Customer business metrics
Your customers “hire” your solution to improve specific metrics in their business. What do they expect to increase? What do they expect to increase? Dare to be specific and concrete. The sharper you are in your formulations the higher impact in your customer engagement.
At the early stages customers look for metrics improving in a material way. Where the benefits delivered are greater than the implementation cost. Aim for metrics where +20% improvements seem realistic.
Compelling Event
Compelling events trigger all new business opportunities. The jobs to be done and metrics are time independent. But a compelling event make an opportunity start moving. Be specific on the proven and expected customer triggers. Pains creating stronger events than gains. The compelling event is your key to understand. To understand if customers will start moving and when the move will occur.
Solution building blocks
Summarize the main elements of your solution. Aspire to articulate what role each building block play. What are the parts you win the business with? What do you add to make the solution complete? Where do you see the margins coming from? And finally which expansion opportunities can you expect at a later stage?

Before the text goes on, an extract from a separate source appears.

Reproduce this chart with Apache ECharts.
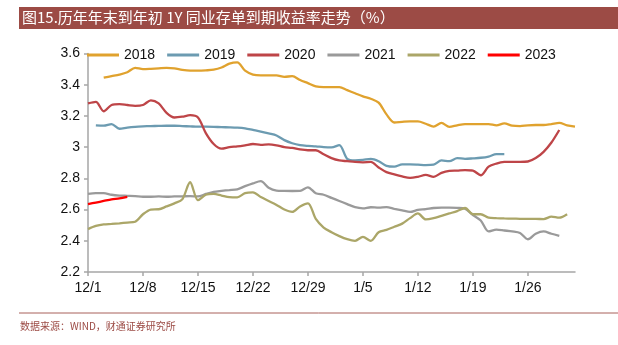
<!DOCTYPE html>
<html><head><meta charset="utf-8">
<script src="https://cdn.jsdelivr.net/npm/echarts@6/dist/echarts.min.js"></script>
<style>html,body{margin:0;padding:0;background:#fff}#c{width:618px;height:345px}</style>
</head><body><div id="c"></div>
<script>
const categories = ["12/1","12/2","12/3","12/4","12/5","12/6","12/7","12/8","12/9","12/10","12/11","12/12","12/13","12/14","12/15","12/16","12/17","12/18","12/19","12/20","12/21","12/22","12/23","12/24","12/25","12/26","12/27","12/28","12/29","12/30","12/31","1/1","1/2","1/3","1/4","1/5","1/6","1/7","1/8","1/9","1/10","1/11","1/12","1/13","1/14","1/15","1/16","1/17","1/18","1/19","1/20","1/21","1/22","1/23","1/24","1/25","1/26","1/27","1/28","1/29","1/30","1/31","2/1"];
const seriesNames = ["2018","2019","2020","2021","2022","2023"];
const y2018 = [null,null,3.445,3.455,3.465,3.48,3.508,3.50,3.502,3.505,3.508,3.505,3.495,3.49,3.49,3.492,3.496,3.51,3.535,3.543,3.49,3.465,3.46,3.46,3.46,3.45,3.455,3.43,3.41,3.39,3.385,3.385,3.385,3.365,3.345,3.325,3.31,3.285,3.21,3.158,3.162,3.165,3.165,3.15,3.132,3.155,3.13,3.14,3.148,3.148,3.148,3.148,3.14,3.152,3.138,3.135,3.14,3.142,3.142,3.148,3.155,3.14,3.132];
const y2019 = [null,3.14,3.138,3.148,3.118,3.125,3.13,3.133,3.135,3.136,3.137,3.137,3.135,3.133,3.131,3.131,3.13,3.128,3.127,3.125,3.12,3.11,3.10,3.088,3.075,3.045,3.025,3.013,3.008,3.005,3.0,2.998,3.013,2.925,2.915,2.918,2.925,2.91,2.88,2.875,2.89,2.89,2.888,2.885,2.888,2.915,2.91,2.93,2.925,2.928,2.932,2.94,2.955,2.955,null,null,null,null,null,null,null,null,null];
const y2020 = [3.28,3.29,3.23,3.27,3.275,3.27,3.265,3.27,3.30,3.28,3.22,3.19,3.195,3.205,3.19,3.09,3.02,2.99,3.0,3.005,3.012,3.02,3.015,3.018,3.012,3.0,2.995,2.985,2.98,2.98,2.955,2.93,2.915,2.91,2.905,2.903,2.905,2.87,2.84,2.825,2.812,2.803,2.81,2.822,2.81,2.835,2.848,2.85,2.853,2.85,2.82,2.875,2.895,2.905,2.906,2.906,2.908,2.93,2.97,3.03,3.11,null,null];
const y2021 = [2.70,2.705,2.705,2.695,2.69,2.688,2.686,2.682,2.682,2.684,2.682,2.684,2.685,2.686,2.684,2.70,2.714,2.72,2.725,2.73,2.75,2.768,2.782,2.74,2.722,2.72,2.719,2.72,2.742,2.705,2.695,2.675,2.655,2.635,2.615,2.608,2.615,2.612,2.616,2.605,2.595,2.585,2.598,2.603,2.61,2.612,2.612,2.611,2.605,2.565,2.53,2.46,2.472,2.466,2.46,2.45,2.41,2.445,2.46,2.445,2.432,null,null];
const y2022 = [2.475,2.495,2.505,2.508,2.512,2.517,2.522,2.57,2.60,2.602,2.62,2.64,2.665,2.775,2.66,2.695,2.70,2.69,2.68,2.678,2.705,2.71,2.68,2.655,2.63,2.60,2.585,2.62,2.64,2.54,2.485,2.455,2.43,2.41,2.40,2.425,2.40,2.455,2.47,2.49,2.51,2.545,2.575,2.537,2.545,2.56,2.575,2.59,2.61,2.57,2.57,2.548,2.545,2.543,2.542,2.541,2.54,2.54,2.539,2.555,2.548,2.57,null];
const y2023 = [2.635,2.645,2.655,2.665,2.672,2.682,null,null,null,null,null,null,null,null,null,null,null,null,null,null,null,null,null,null,null,null,null,null,null,null,null,null,null,null,null,null,null,null,null,null,null,null,null,null,null,null,null,null,null,null,null,null,null,null,null,null,null,null,null,null,null,null,null];
const yTickMin = 2.2, yTickMax = 3.6, yTickStep = 0.2;
const titleText = "图15.历年年末到年初 1Y 同业存单到期收益率走势（%）";
const sourceText = "数据来源：WIND，财通证券研究所";

const colors = ["#E0A22E","#6C9BB1","#BE4548","#9A9A9A","#ABA668","#FF0000"];
const allData = [y2018,y2019,y2020,y2021,y2022,y2023];

const chart = echarts.init(document.getElementById('c'), null, {renderer:'canvas'});
chart.setOption({
  animation:false,
  backgroundColor:'#fff',
  color: colors,
  graphic:[
    {type:'rect', left:19, top:7, shape:{width:599, height:22}, style:{fill:'#9C4B45'}},
    {type:'text', left:22, top:10, style:{text:titleText, fill:'#fff', font:'15px "Noto Sans CJK SC", sans-serif'}},
    {type:'line', shape:{x1:19, y1:313, x2:618, y2:313}, style:{stroke:'#A8615B', lineWidth:1}},
    {type:'text', left:20, top:321, style:{text:sourceText, fill:'#9C4B45', font:'10px "Noto Sans CJK SC", sans-serif'}}
  ],
  legend:{
    left:87, top:48, padding:0, itemWidth:32, itemHeight:3, itemGap:12, icon:'rect',
    textStyle:{fontFamily:'Liberation Sans, Arial', fontSize:14, color:'#111'},
    data: seriesNames
  },
  grid:{left:88, right:43, top:53.5, bottom:73, containLabel:false},
  xAxis:{
    type:'category', data:categories, boundaryGap:false,
    axisLine:{lineStyle:{color:'#A6A6A6', width:1.5}},
    axisTick:{interval:6, length:4, lineStyle:{color:'#A6A6A6', width:1.5}},
    axisLabel:{interval:6, margin:9, fontFamily:'Liberation Sans, Arial', fontSize:14, color:'#111'},
    splitLine:{show:false}
  },
  yAxis:{
    type:'value', min:yTickMin, max:yTickMax, interval:yTickStep,
    axisLine:{show:true, lineStyle:{color:'#A6A6A6', width:1.5}},
    axisTick:{show:true, length:4, lineStyle:{color:'#A6A6A6', width:1.5}},
    axisLabel:{margin:8, fontFamily:'Liberation Sans, Arial', fontSize:14, color:'#111',
      formatter: v => String(Math.round(v*10)/10)},
    splitLine:{show:false}
  },
  series: seriesNames.map((n,i)=>({
    name:n, type:'line', data:allData[i], showSymbol:false, symbol:'none',
    smooth:0.3, connectNulls:false,
    lineStyle:{width:2.3, color:colors[i]}, itemStyle:{color:colors[i]}
  }))
});
</script></body></html>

Commercial Rule of Thumb – Rough order of Magnitude
Commercial considerations are coming in earlier and earlier in customer engagements. Expect rough order of magnitude conversation be in play from start. Aim to articulate a commercial thumb rule hypothesis early. Anchored in technical and/or commercial dimensions. Designed to serve as a base for budgetary ideas or sanity check for bottom up proposals.

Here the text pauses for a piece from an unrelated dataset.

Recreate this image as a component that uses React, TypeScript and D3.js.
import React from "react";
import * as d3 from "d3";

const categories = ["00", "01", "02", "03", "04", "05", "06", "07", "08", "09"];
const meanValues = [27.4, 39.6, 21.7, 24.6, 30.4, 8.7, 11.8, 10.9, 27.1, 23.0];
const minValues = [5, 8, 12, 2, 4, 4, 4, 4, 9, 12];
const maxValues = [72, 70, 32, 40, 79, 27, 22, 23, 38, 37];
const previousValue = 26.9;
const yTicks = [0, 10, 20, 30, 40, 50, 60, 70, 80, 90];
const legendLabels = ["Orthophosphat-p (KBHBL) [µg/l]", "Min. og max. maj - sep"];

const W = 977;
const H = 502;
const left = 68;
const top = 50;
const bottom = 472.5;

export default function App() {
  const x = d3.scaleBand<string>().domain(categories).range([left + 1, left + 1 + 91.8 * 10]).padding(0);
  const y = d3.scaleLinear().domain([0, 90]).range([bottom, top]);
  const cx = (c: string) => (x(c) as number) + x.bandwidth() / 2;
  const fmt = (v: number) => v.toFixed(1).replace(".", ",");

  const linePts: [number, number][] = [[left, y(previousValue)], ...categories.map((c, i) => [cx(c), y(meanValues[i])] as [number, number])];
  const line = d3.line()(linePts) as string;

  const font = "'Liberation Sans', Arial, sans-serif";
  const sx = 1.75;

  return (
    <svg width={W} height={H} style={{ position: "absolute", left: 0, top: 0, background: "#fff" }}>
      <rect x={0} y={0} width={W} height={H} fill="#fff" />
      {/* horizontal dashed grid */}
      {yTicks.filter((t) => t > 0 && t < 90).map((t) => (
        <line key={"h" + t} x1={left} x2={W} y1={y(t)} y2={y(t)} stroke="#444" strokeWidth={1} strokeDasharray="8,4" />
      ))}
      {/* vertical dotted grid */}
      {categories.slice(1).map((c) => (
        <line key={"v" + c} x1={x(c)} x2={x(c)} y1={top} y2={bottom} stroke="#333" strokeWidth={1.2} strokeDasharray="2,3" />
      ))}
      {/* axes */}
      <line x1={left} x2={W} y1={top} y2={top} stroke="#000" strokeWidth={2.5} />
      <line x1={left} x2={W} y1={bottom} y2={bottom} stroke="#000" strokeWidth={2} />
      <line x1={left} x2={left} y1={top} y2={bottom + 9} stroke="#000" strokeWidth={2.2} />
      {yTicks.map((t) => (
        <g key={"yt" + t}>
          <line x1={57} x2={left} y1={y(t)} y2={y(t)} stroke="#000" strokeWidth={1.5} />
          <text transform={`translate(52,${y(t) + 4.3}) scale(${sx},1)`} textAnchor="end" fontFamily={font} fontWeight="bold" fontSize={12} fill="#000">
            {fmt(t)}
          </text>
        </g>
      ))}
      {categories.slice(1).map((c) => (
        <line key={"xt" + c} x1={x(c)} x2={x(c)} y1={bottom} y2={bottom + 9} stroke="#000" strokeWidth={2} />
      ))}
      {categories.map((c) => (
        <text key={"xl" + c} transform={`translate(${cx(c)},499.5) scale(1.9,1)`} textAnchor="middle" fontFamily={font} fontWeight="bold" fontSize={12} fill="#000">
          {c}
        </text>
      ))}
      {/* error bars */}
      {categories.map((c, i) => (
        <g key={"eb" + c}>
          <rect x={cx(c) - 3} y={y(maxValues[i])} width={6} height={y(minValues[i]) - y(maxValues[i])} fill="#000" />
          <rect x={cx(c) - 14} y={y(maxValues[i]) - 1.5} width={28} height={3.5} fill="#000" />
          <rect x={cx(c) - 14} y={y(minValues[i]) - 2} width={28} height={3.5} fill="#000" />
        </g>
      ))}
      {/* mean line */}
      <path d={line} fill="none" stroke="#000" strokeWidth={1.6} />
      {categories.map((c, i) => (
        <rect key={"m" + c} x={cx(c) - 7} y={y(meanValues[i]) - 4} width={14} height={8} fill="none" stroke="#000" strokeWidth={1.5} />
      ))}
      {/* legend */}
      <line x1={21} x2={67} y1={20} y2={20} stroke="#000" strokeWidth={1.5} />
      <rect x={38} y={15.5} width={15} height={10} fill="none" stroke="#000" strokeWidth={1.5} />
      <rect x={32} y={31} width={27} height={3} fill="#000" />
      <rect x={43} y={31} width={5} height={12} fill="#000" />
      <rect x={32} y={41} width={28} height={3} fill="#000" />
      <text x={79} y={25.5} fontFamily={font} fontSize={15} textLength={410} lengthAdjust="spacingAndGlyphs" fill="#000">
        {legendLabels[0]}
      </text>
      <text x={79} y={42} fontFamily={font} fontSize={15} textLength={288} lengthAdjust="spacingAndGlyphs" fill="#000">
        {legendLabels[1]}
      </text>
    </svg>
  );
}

Business models – standard & disruption options
Beyond finding winning price levels, winning business models are as important. Businesses look for innovations increasing simplicity and better correlations. between what they buy and what they sell.
Clarify the price parameters your model use. What is industry standard (used by market leaders)? Which options exist for attacking an incumbent with disruptions? Consider using different models depending on if you are incumbent or disrupting to enter.
Competitive Scoping
Professional procurement organizations and fierce competition shape business models and scoping. Resulting in business models with low upfront price on the “optical focus” for a deal. With extras excluded from evaluation of initial scope. Articulate how solutions need to be scoped and priced to pass this first hurdle. Where optimized scoping, low optical prices and strict terms & conditions goes hand in hand.